Until I weighed myself at a county fair with and without my camera bag. There was a 40 pound weight difference when I dropped the bag off my shoulder.

Then, in 2000, I ruptured a disc in my back and was in excruciating pain for a month. Two of those weeks I was really unable to move off the floor. All of which came from the repetitive motion of pulling 40 pounds of gear in and out of my vehicle and lugging it around on one shoulder or another.

I learned quickly the value of lightening my load.

I pared down, carrying one body and two zoom lenses. It didn’t inhibit my photography in any way, either.

I still like to travel light. I try to see if I can get away with so little gear that I can carry it on my motorcycle.

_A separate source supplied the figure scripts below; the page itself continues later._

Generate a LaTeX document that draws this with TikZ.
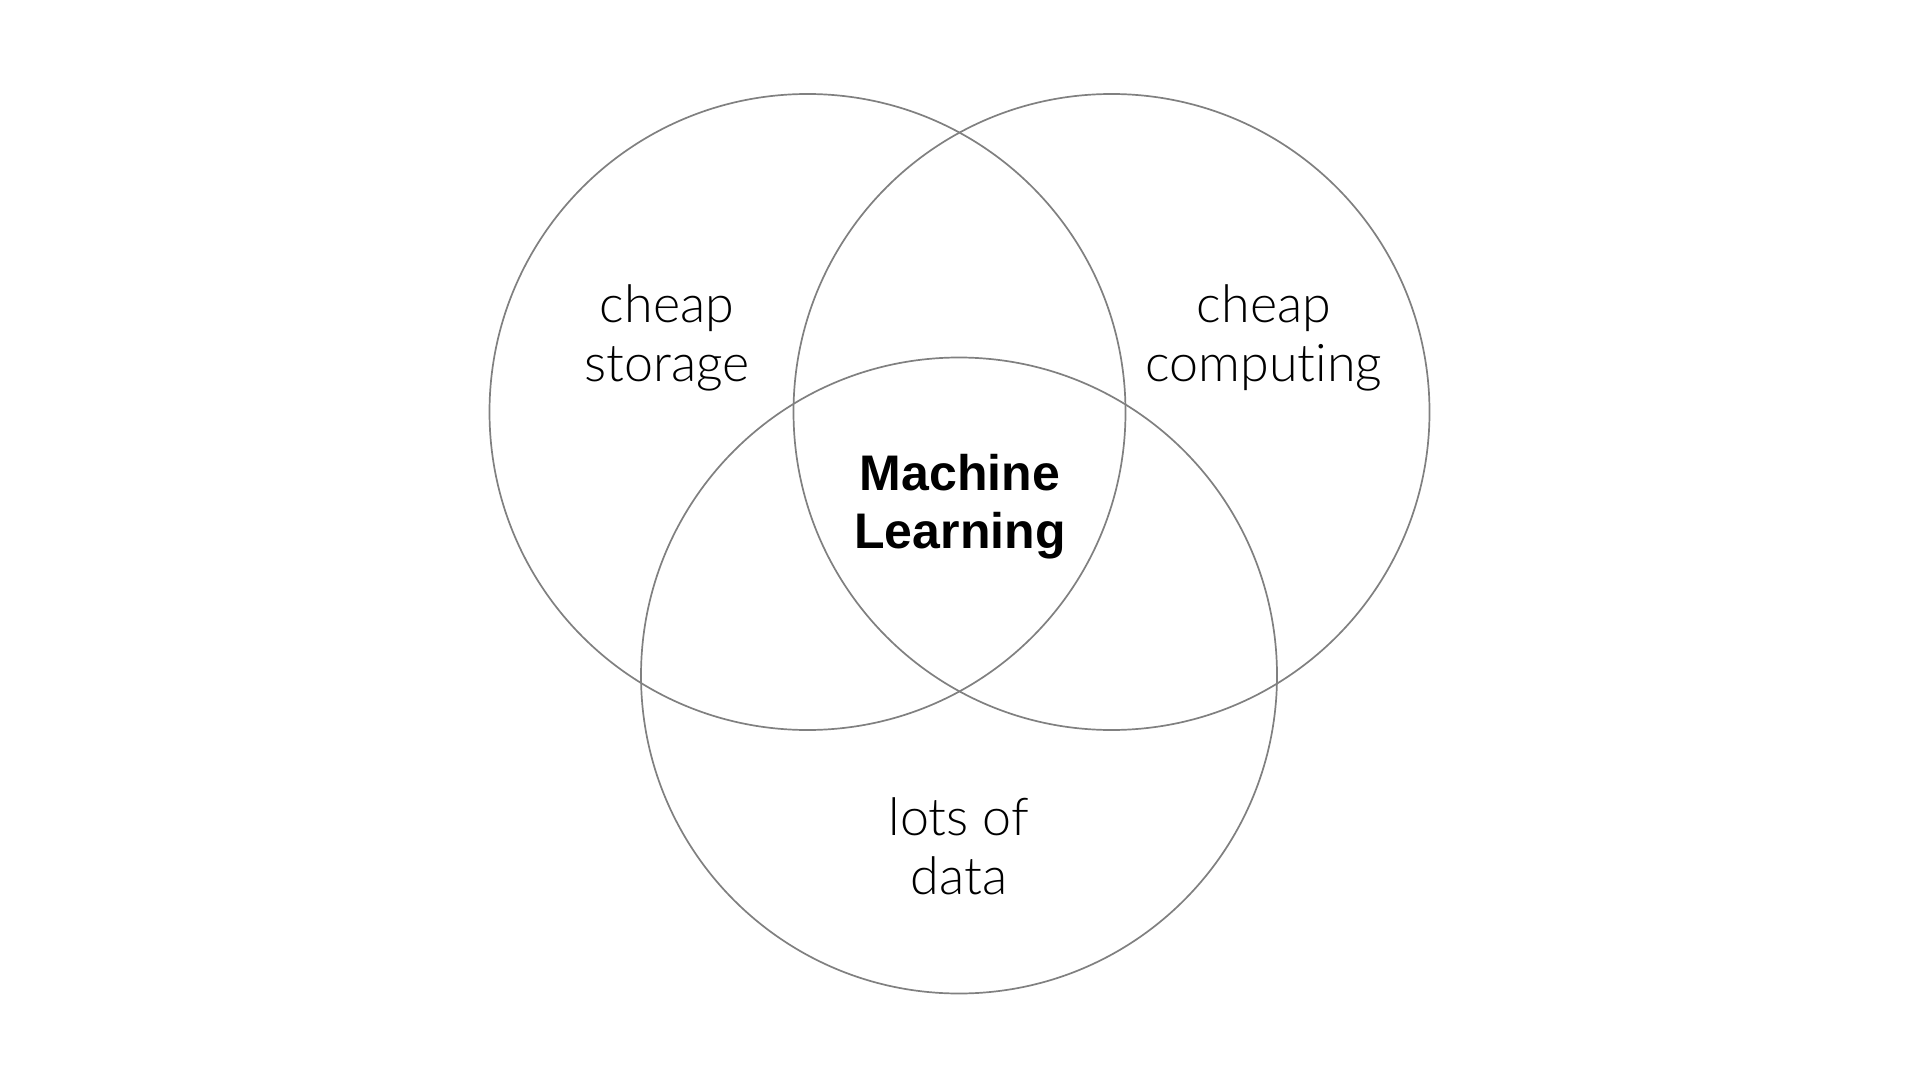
\documentclass[tikz,border=0pt]{standalone}
\usepackage{fontspec}
\setmainfont{Liberation Sans}
\newfontfamily\lightfont{Lato Light}[Ligatures=NoCommon]
\newfontfamily\boldfont{Liberation Sans Bold}
\begin{document}
\begin{tikzpicture}[x=0.5pt,y=-0.5pt,
  venn/.style={draw=black!50,line width=0.85pt},
  lbl/.style={font=\lightfont\fontsize{26}{29.5}\selectfont,align=center,anchor=base,inner sep=0pt},
  mlbl/.style={font=\boldfont\fontsize{25}{29}\selectfont,align=center,anchor=base,inner sep=0pt}]
\useasboundingbox[fill=white] (0,0) rectangle (1920,1080);
\draw[venn] (807.5,412) circle[radius=318];
\draw[venn] (1111.5,412) circle[radius=318];
\draw[venn] (959,675.5) circle[radius=318];
\node[lbl] (storage) at (667,381) {cheap\\storage};
\node[lbl] (computing) at (1264,381) {cheap\\computing};
\node[mlbl] (ml) at (960,548) {Machine\\Learning};
\node[lbl] (data) at (959,894) {lots of\\data};
\end{tikzpicture}
\end{document}
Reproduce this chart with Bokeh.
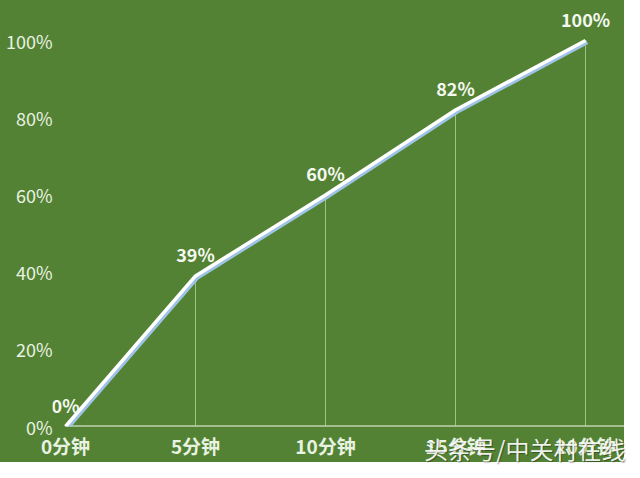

A few years ago, the Micro 4/3 system came into being and has piqued my interest ever since. Basically, this system does away with the mirror and prism system in larger traditional digital single lens reflex (DSLR) cameras. They use either the lcd backs or electronic viewfinders for composing the photos.

I was fortunate to get a Olympus e-pl1 for a Father’s Day gift not too long ago. Of course, in the march of camera manufacture, the camera has been replaced by four generations of cameras since, so it’s actually kind of a dinosaur in three short years.

But, I have built a little bit of a system around the camera. I have two zoom lenses and a digital viewfinder, which makes for a really small lightweight camera system.

It’s not without its flaws. It’s slow. I mean, sslllloooooowwwwwwwww in terms of responsiveness. It takes forever to focus. Because the sensor is smaller than a dslr’s, the image quality isn’t quite as good, but you probably wouldn’t notice that on a computer screen.

But, what it has allowed me to do in terms of portability is wonderful. It’s a great knock around camera that doesn’t break my back on vacation. It’s been on a few cruises with us, and most recently was one of my go-to cameras on a trip to Guatemala. It means that I don’t have as many excuses for not taking photos; I don’t mind carrying this around with me because of the weight of the thing. I don’t give up a ton of image quality (although I do admit there are some image compromises), and I can hand it to someone to include myself in the photo without the other person being too intimidated.

It’s also much less intimidating to photograph strangers with it. There’s something about a small, tourist-y camera that doesn’t get the subjects’ defenses up like a Nikon bazooka can.

The fun thing has been the images that I’ve produced from the camera. Most people associate good photography with the gear. Granted, the right tools can make your job a lot easier. However, the most important piece of gear is generally located six inches behind the camera, and I’ve been able to create some great images using a camera that many would dismiss due to its physical size.

All of the photos I’ve included in this post have been taken either with the Olympus e-pl1 or a borrowed Canon G7 point and shoot. I’ve seen a lot of amazing images using these mirrorless cameras. In fact, many well-known photographers such as Zack Arias and David Hobby have cut back on their use of DSLRs and embraced smaller systems without sacrificing quality.

I’m often asked by people interested in photography, and I don’t hesitate for them to give a serious look at a mirrorless camera system. Ultimately, their back is going to thank me.